Frequently Asked Questions

How long should a calendar experiment run to produce reliable results?

Typical durations are 2–6 weeks depending on meeting frequency. High-frequency meeting types (daily standups) may produce stable metrics in 2 weeks; lower-frequency executive reviews may require 6–12 weeks or a larger cohort. Always assess variance and adjust duration to reach sufficient statistical power.

Should I randomize individuals or meetings?

Randomize at the meeting or team level to prevent cross-condition contamination. If individuals attend meetings across both control and variant groups, behavioral spillover will bias results. Cluster randomization reduces this risk and simplifies enforcement.

What KPIs best indicate improved productivity from calendar changes?

Primary KPIs: decision/outcome rate per meeting and follow-up task completion within a defined SLA. Secondary KPIs: meeting duration adherence, attendee satisfaction, and calendar fragmentation. Choose KPIs aligned with the business line’s objectives.

How do I account for remote and distributed teams with different time zones?

Segment experiments by region or geography and consider rotating core hours as its own variant. For global teams, measure collaboration latency (time to decision) and participant overlap as KPIs; prioritize equitable participation windows rather than uniform time-of-day rules.

What if the experiment shows benefits for one line but harms another?

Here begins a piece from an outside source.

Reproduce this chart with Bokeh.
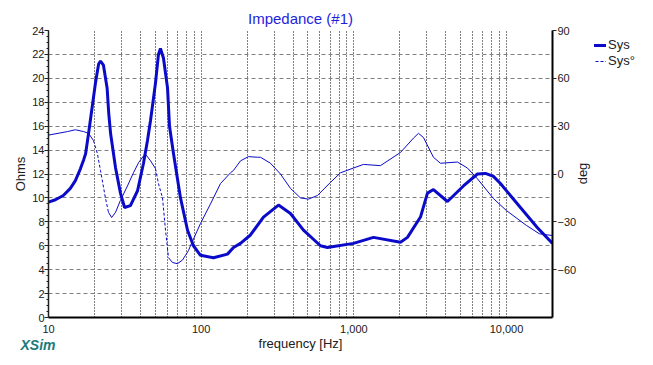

Use a targeted rollout: adopt the winning variant for lines that saw improvement while retaining or iterating on the control for harmed lines. Consider hybrid policies (role-based defaults) and invest in tooling that supports differentiated calendar templates.

How do I ensure people follow the test rules (adherence)?

Enforce with calendar templates, admin defaults, and manager reinforcement. Provide clear communication about experiment purpose and duration, and monitor adherence weekly. If adherence is low, pause and address barriers before resuming.